All the data should be repeated exactly. Any image in it is left out.
-=-=-=-=-
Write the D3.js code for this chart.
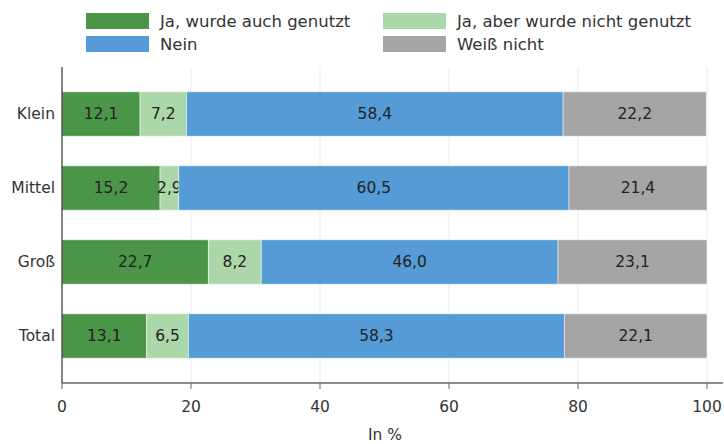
<!DOCTYPE html>
<html><head><meta charset="utf-8">
<script src="https://cdn.jsdelivr.net/npm/d3@7"></script>
<style>body{margin:0;background:#fff}svg{display:block}text{font-family:"DejaVu Sans",sans-serif}</style>
</head><body><svg id="c" width="724" height="444"></svg>
<script>
const categories = ["Klein","Mittel","Groß","Total"];
const seriesNames = ["Ja, wurde auch genutzt","Ja, aber wurde nicht genutzt","Nein","Weiß nicht"];
const colors = ["#4a9548","#acd7a9","#559bd6","#a5a5a5"];
const jaGenutzt = [12.1,15.2,22.7,13.1];
const jaNicht = [7.2,2.9,8.2,6.5];
const nein = [58.4,60.5,46.0,58.3];
const weissNicht = [22.2,21.4,23.1,22.1];
const xTicks = [0,20,40,60,80,100];
const xTitle = "In %";

const series = [jaGenutzt, jaNicht, nein, weissNicht];
const rows = categories.map((c,i)=>{const o={cat:c}; seriesNames.forEach((s,j)=>o[s]=series[j][i]); return o;});
const stacked = d3.stack().keys(seriesNames)(rows);

const svg = d3.select("#c");
const x = d3.scaleLinear().domain([0,100]).range([62,707]);
const y = d3.scaleBand().domain(categories).range([77,373]).paddingInner(0.4).paddingOuter(0.2);
const fmt = v => d3.format(".1f")(v).replace(".",",");
const fs = 15.5;

// gridlines
svg.append("g").selectAll("line").data(xTicks.filter(t=>t>0)).join("line")
  .attr("x1",d=>x(d)).attr("x2",d=>x(d)).attr("y1",67).attr("y2",383)
  .attr("stroke","#ebebeb").attr("stroke-width",1);

// bars
const g = svg.append("g");
stacked.forEach((s,j)=>{
  g.append("g").selectAll("rect").data(s).join("rect")
    .attr("x",d=>x(d[0])).attr("width",d=>x(d[1])-x(d[0]))
    .attr("y",d=>y(d.data.cat)).attr("height",y.bandwidth())
    .attr("fill",colors[j]).attr("stroke","rgba(255,255,255,0.5)").attr("stroke-width",1);
  g.append("g").selectAll("text").data(s).join("text")
    .attr("x",d=>(x(d[0])+x(d[1]))/2).attr("y",d=>y(d.data.cat)+y.bandwidth()/2)
    .attr("dy","0.35em").attr("text-anchor","middle").attr("font-size",fs).attr("fill","#222")
    .text(d=>fmt(d[1]-d[0]));
});

// x axis
const xa = svg.append("g").attr("transform","translate(0,383)");
xa.append("line").attr("x1",62).attr("x2",723).attr("stroke","#666").attr("stroke-width",1.5);
xa.selectAll("line.t").data(xTicks).join("line").attr("class","t")
  .attr("x1",d=>x(d)).attr("x2",d=>x(d)).attr("y1",0).attr("y2",6).attr("stroke","#666");
xa.selectAll("text").data(xTicks).join("text")
  .attr("x",d=>x(d)).attr("y",29).attr("text-anchor","middle").attr("font-size",fs).attr("fill","#333")
  .text(d=>d);
svg.append("text").attr("x",385).attr("y",440).attr("text-anchor","middle").attr("font-size",fs).attr("fill","#333").text(xTitle);

// y axis
svg.append("line").attr("x1",62).attr("x2",62).attr("y1",67).attr("y2",383).attr("stroke","#333").attr("stroke-width",1.2);
svg.append("g").selectAll("text").data(categories).join("text")
  .attr("x",55).attr("y",d=>y(d)+y.bandwidth()/2).attr("dy","0.35em").attr("text-anchor","end")
  .attr("font-size",fs).attr("fill","#333").text(d=>d);

// legend
const legPos = [[86,13],[383,13],[86,36],[383,36]];
const lg = svg.append("g");
seriesNames.forEach((s,j)=>{
  const [lx,ly] = legPos[j];
  lg.append("rect").attr("x",lx).attr("y",ly).attr("width",63).attr("height",16).attr("fill",colors[j]);
  lg.append("text").attr("x",lx+74).attr("y",ly+8).attr("dy","0.35em").attr("font-size",16.5).attr("fill","#333").text(s);
});
</script></body></html>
-=-=-=-=-
(ANSWER TO THIS EXERCISE)
Write the D3.js code for this chart.
<!DOCTYPE html>
<html><head><meta charset="utf-8">
<script src="https://cdn.jsdelivr.net/npm/d3@7"></script>
<style>body{margin:0;background:#fff}svg{display:block}text{font-family:"DejaVu Sans",sans-serif}</style>
</head><body><svg id="c" width="724" height="444"></svg>
<script>
const categories = ["Klein","Mittel","Groß","Total"];
const seriesNames = ["Ja, wurde auch genutzt","Ja, aber wurde nicht genutzt","Nein","Weiß nicht"];
const colors = ["#4a9548","#acd7a9","#559bd6","#a5a5a5"];
const jaGenutzt = [12.1,15.2,22.7,13.1];
const jaNicht = [7.2,2.9,8.2,6.5];
const nein = [58.4,60.5,46.0,58.3];
const weissNicht = [22.2,21.4,23.1,22.1];
const xTicks = [0,20,40,60,80,100];
const xTitle = "In %";

const series = [jaGenutzt, jaNicht, nein, weissNicht];
const rows = categories.map((c,i)=>{const o={cat:c}; seriesNames.forEach((s,j)=>o[s]=series[j][i]); return o;});
const stacked = d3.stack().keys(seriesNames)(rows);

const svg = d3.select("#c");
const x = d3.scaleLinear().domain([0,100]).range([62,707]);
const y = d3.scaleBand().domain(categories).range([77,373]).paddingInner(0.4).paddingOuter(0.2);
const fmt = v => d3.format(".1f")(v).replace(".",",");
const fs = 15.5;

// gridlines
svg.append("g").selectAll("line").data(xTicks.filter(t=>t>0)).join("line")
  .attr("x1",d=>x(d)).attr("x2",d=>x(d)).attr("y1",67).attr("y2",383)
  .attr("stroke","#ebebeb").attr("stroke-width",1);

// bars
const g = svg.append("g");
stacked.forEach((s,j)=>{
  g.append("g").selectAll("rect").data(s).join("rect")
    .attr("x",d=>x(d[0])).attr("width",d=>x(d[1])-x(d[0]))
    .attr("y",d=>y(d.data.cat)).attr("height",y.bandwidth())
    .attr("fill",colors[j]).attr("stroke","rgba(255,255,255,0.5)").attr("stroke-width",1);
  g.append("g").selectAll("text").data(s).join("text")
    .attr("x",d=>(x(d[0])+x(d[1]))/2).attr("y",d=>y(d.data.cat)+y.bandwidth()/2)
    .attr("dy","0.35em").attr("text-anchor","middle").attr("font-size",fs).attr("fill","#222")
    .text(d=>fmt(d[1]-d[0]));
});

// x axis
const xa = svg.append("g").attr("transform","translate(0,383)");
xa.append("line").attr("x1",62).attr("x2",723).attr("stroke","#666").attr("stroke-width",1.5);
xa.selectAll("line.t").data(xTicks).join("line").attr("class","t")
  .attr("x1",d=>x(d)).attr("x2",d=>x(d)).attr("y1",0).attr("y2",6).attr("stroke","#666");
xa.selectAll("text").data(xTicks).join("text")
  .attr("x",d=>x(d)).attr("y",29).attr("text-anchor","middle").attr("font-size",fs).attr("fill","#333")
  .text(d=>d);
svg.append("text").attr("x",385).attr("y",440).attr("text-anchor","middle").attr("font-size",fs).attr("fill","#333").text(xTitle);

// y axis
svg.append("line").attr("x1",62).attr("x2",62).attr("y1",67).attr("y2",383).attr("stroke","#333").attr("stroke-width",1.2);
svg.append("g").selectAll("text").data(categories).join("text")
  .attr("x",55).attr("y",d=>y(d)+y.bandwidth()/2).attr("dy","0.35em").attr("text-anchor","end")
  .attr("font-size",fs).attr("fill","#333").text(d=>d);

// legend
const legPos = [[86,13],[383,13],[86,36],[383,36]];
const lg = svg.append("g");
seriesNames.forEach((s,j)=>{
  const [lx,ly] = legPos[j];
  lg.append("rect").attr("x",lx).attr("y",ly).attr("width",63).attr("height",16).attr("fill",colors[j]);
  lg.append("text").attr("x",lx+74).attr("y",ly+8).attr("dy","0.35em").attr("font-size",16.5).attr("fill","#333").text(s);
});
</script></body></html>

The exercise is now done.